Henrickson had a different perspective, thinking that her team did not look for Davis enough. “I thought that Carolyn really worked to try and get the ball. I thought we did not throw it to her enough. If I had the ball, I would have thrown it to her. I’ll probably throw up when I watch it, how many times we missed her.”
Brandon then intercepted a bad pass and took it herself three-quarters of the court on a one-on-three break, pulling up in the paint and knocking down a soft jumper. The play was emblematic of the whole game: Cal had a response every time Kansas threatened, often by using their superior quickness and athleticism to get high-percentage shots inside the paint. Cal would finish the game with a 64-30 advantage in points in the paint.
“I was just telling the girls, ‘Weather the storm,’” said Clarendon. “Talia kept telling us, ‘One stop at a time.’”
Still, Kansas was still within 65-62 with 8:18 to play. Cal made its final assault, again going inside. With both Chelsea Gardner and Carolyn Davis in foul trouble, Kansas had no answer.
“It killed us to have Gardner in foul trouble,” said Henrickson. “We wanted to play big-big against their big-big. We got production out of Chelsey, but just enough minutes.”
Jemerigbe had a great stretch, racing ahead on the fastbreak, and staying active even after missed shots to finish.

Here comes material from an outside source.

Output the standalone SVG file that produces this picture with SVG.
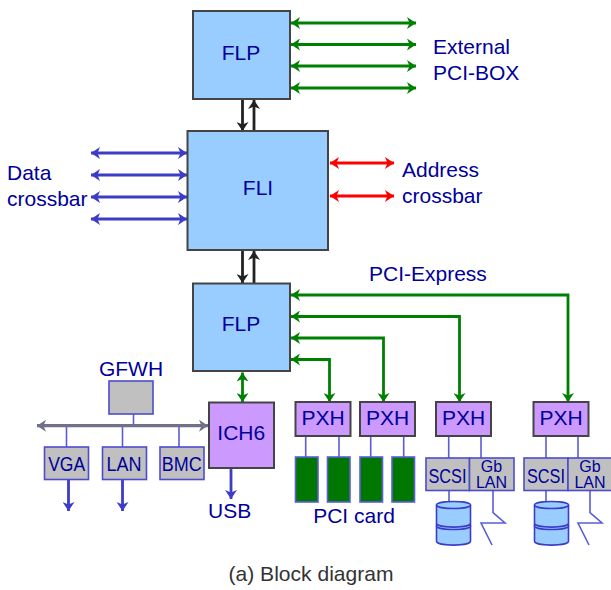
<svg xmlns="http://www.w3.org/2000/svg" width="611" height="590" viewBox="0 0 611 590">
<style>
text{font-family:"Liberation Sans",Arial,sans-serif;fill:#000099;font-size:21px}
.m{text-anchor:middle}
.s{font-size:20px}
.t{font-size:16px}
.b{fill:#99ccff;stroke:#444;stroke-width:2}
.p{fill:#cc99ff;stroke:#444;stroke-width:2}
.g{fill:#c0c0c0;stroke:#4c4ccc;stroke-width:1.6}
.c{fill:#007700;stroke:#5c5cdc;stroke-width:1.6}
.l{fill:none;stroke:#5c5cd8;stroke-width:1.6}
.d{fill:#99ccff;stroke:#3c3cc8;stroke-width:1.6}
.gd{fill:none;stroke:#008000;stroke-width:2.8;marker-start:url(#ags);marker-end:url(#ag)}
.bl{fill:none;stroke:#3c3cc8;stroke-width:2.8;marker-start:url(#abs);marker-end:url(#ab)}
.bs{fill:none;stroke:#3c3cc8;stroke-width:2.8;marker-end:url(#ab)}
.r{fill:none;stroke:#ff0000;stroke-width:2.8;marker-start:url(#ars);marker-end:url(#ar)}
.k{fill:none;stroke:#222;stroke-width:2.8;marker-end:url(#ak)}
.y{fill:none;stroke:#707088;stroke-width:3.2;marker-start:url(#ays);marker-end:url(#ay)}
</style>
<defs>
<marker id="ag" markerUnits="userSpaceOnUse" markerWidth="10" markerHeight="12" refX="9" refY="6" orient="auto"><path d="M0 0L9 6L0 12L2.500 6Z" fill="#008000"/></marker>
<marker id="ags" markerUnits="userSpaceOnUse" markerWidth="10" markerHeight="12" refX="1" refY="6" orient="auto"><path d="M10 0L1 6L10 12L7.500 6Z" fill="#008000"/></marker>
<marker id="ab" markerUnits="userSpaceOnUse" markerWidth="10" markerHeight="12" refX="9" refY="6" orient="auto"><path d="M0 0L9 6L0 12L2.500 6Z" fill="#3c3cc8"/></marker>
<marker id="abs" markerUnits="userSpaceOnUse" markerWidth="10" markerHeight="12" refX="1" refY="6" orient="auto"><path d="M10 0L1 6L10 12L7.500 6Z" fill="#3c3cc8"/></marker>
<marker id="ar" markerUnits="userSpaceOnUse" markerWidth="10" markerHeight="12" refX="9" refY="6" orient="auto"><path d="M0 0L9 6L0 12L2.500 6Z" fill="#ff0000"/></marker>
<marker id="ars" markerUnits="userSpaceOnUse" markerWidth="10" markerHeight="12" refX="1" refY="6" orient="auto"><path d="M10 0L1 6L10 12L7.500 6Z" fill="#ff0000"/></marker>
<marker id="ak" markerUnits="userSpaceOnUse" markerWidth="10" markerHeight="12" refX="9" refY="6" orient="auto"><path d="M0 0L9 6L0 12L2.500 6Z" fill="#222"/></marker>
<marker id="ay" markerUnits="userSpaceOnUse" markerWidth="10" markerHeight="12" refX="9" refY="6" orient="auto"><path d="M0 0L9 6L0 12L2.500 6Z" fill="#707088"/></marker>
<marker id="ays" markerUnits="userSpaceOnUse" markerWidth="10" markerHeight="12" refX="1" refY="6" orient="auto"><path d="M10 0L1 6L10 12L7.500 6Z" fill="#707088"/></marker>
</defs>
<g id="connectors">
<path class="gd" d="M291 23H416"/><path class="gd" d="M291 44.500H416"/><path class="gd" d="M291 66H416"/><path class="gd" d="M291 88H416"/>
<path class="k" d="M242.500 99V131"/><path class="k" d="M254 131V100"/>
<path class="k" d="M242.500 250V283"/><path class="k" d="M254 283V251"/>
<path class="bl" d="M91 153H187"/><path class="bl" d="M91 175H187"/><path class="bl" d="M91 197H187"/><path class="bl" d="M91 219H187"/>
<path class="r" d="M330 163H394"/><path class="r" d="M330 196H394"/>
<path class="gd" d="M568 402V295H291"/><path class="gd" d="M459.500 402V316.500H291"/><path class="gd" d="M383.500 402V338H291"/><path class="gd" d="M329.500 402V359.500H291"/>
<path class="gd" d="M242.500 372.500V402"/>
<path class="l" d="M133.500 414V426M66.500 426V447M122.500 426V447M179 426V447"/>
<path class="y" d="M37 425.700H208"/>
<path class="bs" d="M68.500 480V511"/><path class="bs" d="M122.500 480V511"/><path class="bs" d="M231 468V499"/>
<path class="l" d="M305.700 436V457M339 436V457M370.700 436V457M403.700 436V457M448.700 436V458M481 436V458M546 436V458M578 436V458M449 490.500V502M546 490.500V502"/>
<path class="l" d="M493 490.500V512.700L505 523H481L492 545"/>
<path class="l" d="M590 490.500V512.700L602 523H578L589 545"/>
</g>
<g id="flp-top"><rect class="b" x="193" y="11" width="97" height="88"/><text class="m" x="241" y="60">FLP</text></g>
<g id="fli"><rect class="b" x="187.500" y="131" width="140.500" height="119"/><text class="m" x="258" y="195">FLI</text></g>
<g id="flp-bottom"><rect class="b" x="193" y="283.500" width="97" height="87.500"/><text class="m" x="241" y="331">FLP</text></g>
<g id="gfwh"><rect class="g" x="109" y="381" width="44" height="33"/><text class="m" x="131" y="376">GFWH</text></g>
<g id="vga"><rect class="g" x="44.500" y="447" width="44" height="32.500"/><text class="m s" x="66.700" y="471" textLength="37" lengthAdjust="spacingAndGlyphs">VGA</text></g>
<g id="lan"><rect class="g" x="102.500" y="447" width="44" height="32.500"/><text class="m s" x="124" y="471" textLength="35" lengthAdjust="spacingAndGlyphs">LAN</text></g>
<g id="bmc"><rect class="g" x="160" y="447" width="44" height="32.500"/><text class="m s" x="181.700" y="471" textLength="40" lengthAdjust="spacingAndGlyphs">BMC</text></g>
<g id="ich6"><rect class="p" x="209" y="402.500" width="65" height="65.500"/><text class="m" x="241.300" y="440">ICH6</text></g>
<g id="pxh1"><rect class="p" x="295.500" y="402" width="55" height="34"/><text class="m" x="323" y="424.500">PXH</text></g>
<g id="pxh2"><rect class="p" x="360" y="402" width="55" height="34"/><text class="m" x="387.500" y="424.500">PXH</text></g>
<g id="pxh3"><rect class="p" x="436" y="402" width="55" height="34"/><text class="m" x="463.500" y="424.500">PXH</text></g>
<g id="pxh4"><rect class="p" x="533.500" y="402" width="55" height="34"/><text class="m" x="561" y="424.500">PXH</text></g>
<g id="card1"><rect class="c" x="295.500" y="457" width="22.500" height="45"/></g>
<g id="card2"><rect class="c" x="327.500" y="457" width="22.500" height="45"/></g>
<g id="card3"><rect class="c" x="360" y="457" width="22.500" height="45"/></g>
<g id="card4"><rect class="c" x="392" y="457" width="22.500" height="45"/></g>
<g id="scsi1"><rect class="g" x="426" y="458" width="43.500" height="32.500"/><text class="m s" x="447.500" y="483" textLength="38" lengthAdjust="spacingAndGlyphs">SCSI</text></g>
<g id="gblan1"><rect class="g" x="469.500" y="458" width="44.500" height="32.500"/><text class="m t" x="491.500" y="471.500">Gb</text><text class="m t" x="491.500" y="488">LAN</text></g>
<g id="scsi2"><rect class="g" x="524" y="458" width="44" height="32.500"/><text class="m s" x="546" y="483" textLength="38" lengthAdjust="spacingAndGlyphs">SCSI</text></g>
<g id="gblan2"><rect class="g" x="568" y="458" width="44" height="32.500"/><text class="m t" x="590" y="471.500">Gb</text><text class="m t" x="590" y="488">LAN</text></g>
<g id="disk1"><path class="d" d="M436.500 523.500V541C436.500 546.500 470.500 546.500 470.500 541V523.500"/><ellipse class="d" cx="453.500" cy="526" rx="17" ry="3.500"/><path class="d" d="M436.500 505V523C436.500 528.500 470.500 528.500 470.500 523V505"/><ellipse class="d" cx="453.500" cy="505" rx="17" ry="3.500"/></g>
<g id="disk2"><path class="d" d="M534.500 523.500V541C534.500 546.500 568.500 546.500 568.500 541V523.500"/><ellipse class="d" cx="551.500" cy="526" rx="17" ry="3.500"/><path class="d" d="M534.500 505V523C534.500 528.500 568.500 528.500 568.500 523V505"/><ellipse class="d" cx="551.500" cy="505" rx="17" ry="3.500"/></g>
<g id="labels">
<text x="433" y="54">External</text><text x="433" y="80">PCI-BOX</text>
<text x="7" y="180">Data</text><text x="7" y="206">crossbar</text>
<text x="402" y="177">Address</text><text x="402" y="203">crossbar</text>
<text x="369" y="281">PCI-Express</text>
<text x="208" y="518">USB</text>
<text class="m" x="354" y="523">PCI card</text>
<text class="m" x="311" y="581" style="fill:#333" textLength="165" lengthAdjust="spacingAndGlyphs">(a) Block diagram</text>
</g>
</svg>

Brandon and Gray also had their way inside, spinning around their defenders who knew they could not foul. And of course, when the Bears needed the dagger, Clarendon, who was able to create how own shot all night, simply dribbled down the shot clock and hit yet another jumper. It was impressive to watch the Bears methodically take over the end of the game. Cal’s largest lead of the contest (88-76) would come with 22 ticks left on the clock.
“I thought that was one the best games that we moved the ball, for a while,” said Clarendon, sharing the credit. “We got them to chase the ball a little bit in that zone. When you get moving, it’s hard to close out on quick guards like Afure, myself, and Boyd.”
“When you play a team of this caliber on the road, you’ve got to be able to limit a run, and to answer a run,” said Henrickson. “And we didn’t.”
Cal’s win was the first over a top-25 team at Haas since January 2009.
“Everything happens in the time it’s supposed to happen,” said Gottlieb. “We could have upset Ohio State last year, but it would have been an upset. We took care of Georgetown, a team that was floating in the top 25 for a little bit. Here, this felt like a game that we could win at home, and we got the job done. So it doesn’t seem bigger than that. It just seems that this is a team that has progressed in the way that I hope we would. It was a big time game in our gym, and we came out and did what we needed to do, and we won.”
The Bears will next take on George Washington on Friday, December 28, to close out the non-conference slate.
· Attendance for the game was 3,009. Gottlieb appreciated the support: “I'm so excited about the atmosphere in this building. I talk a lot about trying to build one of the nation's elite programs, and we can't do it without our fans. I thought it was electric in here tonight, which really helped us.”
·After sitting out the Northwestern game, Eliza Pierre returned to the court. In 15 minutes, she contributed three assists and two rebounds.
· Cal’s work on the offensive glass led to a 25-8 advantage in second-chance points.